Eagles fall to Ravens after furious second half rally
After trailing the entire game, much of the time by double digits, the Eagles found themselves within two yards of matching the Ravens on the scoreboard and very likely sending the game to overtime. The play call from coach Doug Pederson was a run-pass option between Carson Wentz and Boston Scott. The ensuing execution was a mess and both Eagles players were blown up in the backfield. The Ravens secured a 30-28 victory while the loss brings the Eagles’ season record to 1-4-1.

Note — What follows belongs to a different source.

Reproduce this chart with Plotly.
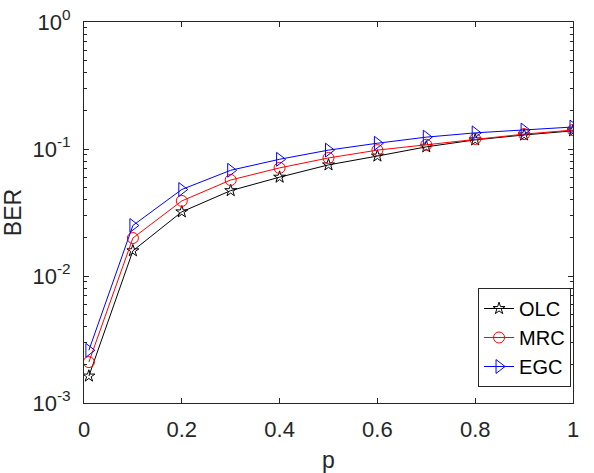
import plotly.graph_objects as go

p = [0.01, 0.1, 0.2, 0.3, 0.4, 0.5, 0.6, 0.7, 0.8, 0.9, 1.0]
ber_olc = [1.63e-3, 0.0158, 0.032, 0.047, 0.060, 0.075, 0.088, 0.104, 0.118, 0.129, 0.139]
ber_mrc = [2.1e-3, 0.0199, 0.039, 0.057, 0.071, 0.085, 0.098, 0.108, 0.120, 0.131, 0.141]
ber_egc = [2.6e-3, 0.025, 0.048, 0.068, 0.083, 0.098, 0.111, 0.124, 0.134, 0.141, 0.149]

x_ticks = [0, 0.2, 0.4, 0.6, 0.8, 1]
x_ticktext = ["0", "0.2", "0.4", "0.6", "0.8", "1"]
y_ticks = [1e-3, 1e-2, 1e-1, 1e0]
y_ticktext = ["10<sup>-3</sup>", "10<sup>-2</sup>", "10<sup>-1</sup>", "10<sup>0</sup>"]

minor_y = [m * 10 ** e for e in (-3, -2, -1) for m in range(2, 10)]

fig = go.Figure()
series = [
    ("OLC", ber_olc, "black", "star-open", 9),
    ("MRC", ber_mrc, "red", "circle-open", 11),
    ("EGC", ber_egc, "blue", "triangle-right-open", 12),
]
for name, y, c, sym, sz in series:
    fig.add_trace(go.Scatter(
        x=p, y=y, name=name, mode="lines+markers",
        line=dict(color=c, width=1),
        marker=dict(symbol=sym, size=sz, color=c, line=dict(color=c, width=1)),
    ))

font = "Liberation Sans, Arial, Helvetica, sans-serif"
fig.update_layout(
    width=594, height=473,
    margin=dict(l=84, r=21, t=22, b=70),
    paper_bgcolor="white", plot_bgcolor="white",
    font=dict(family=font, size=22, color="#262626"),
    showlegend=True,
    legend=dict(
        x=0.996, y=0.042, xanchor="right", yanchor="bottom",
        bgcolor="white", bordercolor="#262626", borderwidth=1,
        font=dict(size=20, color="black"),
        tracegroupgap=0, itemwidth=30,
    ),
    xaxis=dict(
        range=[0, 1], tickvals=x_ticks, ticktext=x_ticktext, automargin=False,
        ticks="inside", ticklen=5, tickcolor="#262626", ticklabelstandoff=7,
        showline=True, linecolor="#262626", linewidth=1, mirror="ticks",
        showgrid=False, zeroline=False,
        title=dict(text="p", font=dict(size=23), standoff=12),
    ),
    yaxis=dict(
        type="log", range=[-3, 0], tickvals=y_ticks, ticktext=y_ticktext, automargin=False,
        ticks="inside", ticklen=5, tickcolor="#262626", ticklabelstandoff=8,
        showline=True, linecolor="#262626", linewidth=1, mirror="ticks",
        showgrid=False, zeroline=False,
        minor=dict(tickvals=minor_y, ticks="inside", ticklen=3, tickcolor="#262626", showgrid=False),
        title=dict(text="BER", font=dict(size=23), standoff=6),
    ),
)

fig.write_html("out.html")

Offensive line struggles continue
The frontline of the Eagles once again failed to do their job. Wentz was under constant pressure as the Raven’s defensive strategy involved a tremendous amount of blitz calls, particularly in the first quarter. All told, the Eagles allowed six sacks with half of them coming at the hands of defensive end Calais Campbell.
There won’t be any miracle personnel change for the Eagles as it relates to their offensive line. As a result, the solution might be to get more creative with play calls and find ways to move the pocket for Carson Wentz in an attempt to alleviate some of the pressure.
Speaking of offensive creativity, this game did feature a few plays involving Jalen Hurts who rushed for 23 yards on two carries. Mixing in him as a dual-threat weapon for the Eagles is another option to combat impending pressure for opposing defenses.
Wentz the Fearless
Carson Wentz refused to give up during this game. He showed remarkable resilience and continued to fight, both after his team was shut out during the first half and when they were still down 24-6 heading into the fourth quarter. His final passing statistics, 21-40 for 213 yards and two touchdowns, only tell a fraction of the story.
Firstly, crucial drops were a huge reason the Birds’ offense was slow out of the gate. Wentz delivered a perfect deep ball to Tim Hightower on their first possession only to have the ball fall through his hands. Later in the first half, Wentz found Miles Sanders in the back of the endzone but the running back couldn’t make the play. Hightower redeemed himself by catching a similar deep strike in the third, but it would’ve been helpful to get some points on the board earlier.
Secondly, Wentz was once again dangerous with his legs. A huge momentum shift came for the Eagles when Wentz eluded several Baltimore defenders en route to a 40 yard scramble. Additionally, Wentz kept it himself and scored their final touchdown on a QB sneak.
This was Wentz’s first interception-free game of the season, which is a great sign. However, he still did commit a costly turnover by losing a fumble towards the end of the first quarter. The Ravens quickly took advantage of the mistake, pulling ahead 14-0 after a seven yard touchdown run by Gus Edwards. Wentz’s next quarterback duel will be against Daniel Jones of the New York Giants who has had immense trouble holding onto the football all season.
Fulgham keeps shining
Amid many disappointments for the Eagles, young wide receiver Travis Fulgham continues to play well and demonstrate big-play ability. He was once again the Eagles leading receiver, catching six passes for 75 yards and a touchdown. His touchdown was truly a highlight as he was able to outleap a Baltimore defender for an 18 yard score on a pivotal fourth down.
His receiving presence was needed as veteran wideouts DeSean Jackson and Alshon Jeffery remained sidelined with injuries that have kept them inactive much of the year.
Let’s talk about the 2 Point Conversion
Much was made about Pedersons’ decisions to opt for two point conversions rather than extra points during this game. The Birds attempted four two point conversions, achieving success on half of them during this contest. Much of the talk about this game will understandably concern the final failed conversion but the play was only a necessity in the first place because of Pederson’s past choices.
The most curious two point conversion attempt happened after the Eagles scored their first touchdown, bringing the game to 17-6, a deficit of 11. Safely cutting the score to 10, with just a touchdown and field goal needed to tie, seemed like the logical move. It didn’t happen and the conversion attempt ended in failure.
The brain trust of the Eagles may disagree as they went for two in a similar situation, down 11, earlier in the season as well. If the analytical data supports the decision to go for two, I’m not particularly inclined to argue against the math.
It is possible that the tie against the Cincinnati Bengals is on Pederson’s mind when he opts for a bold route like he did versus the Ravens. Either way, his decisions to go for two or not will surely be a talking point for the rest of the season.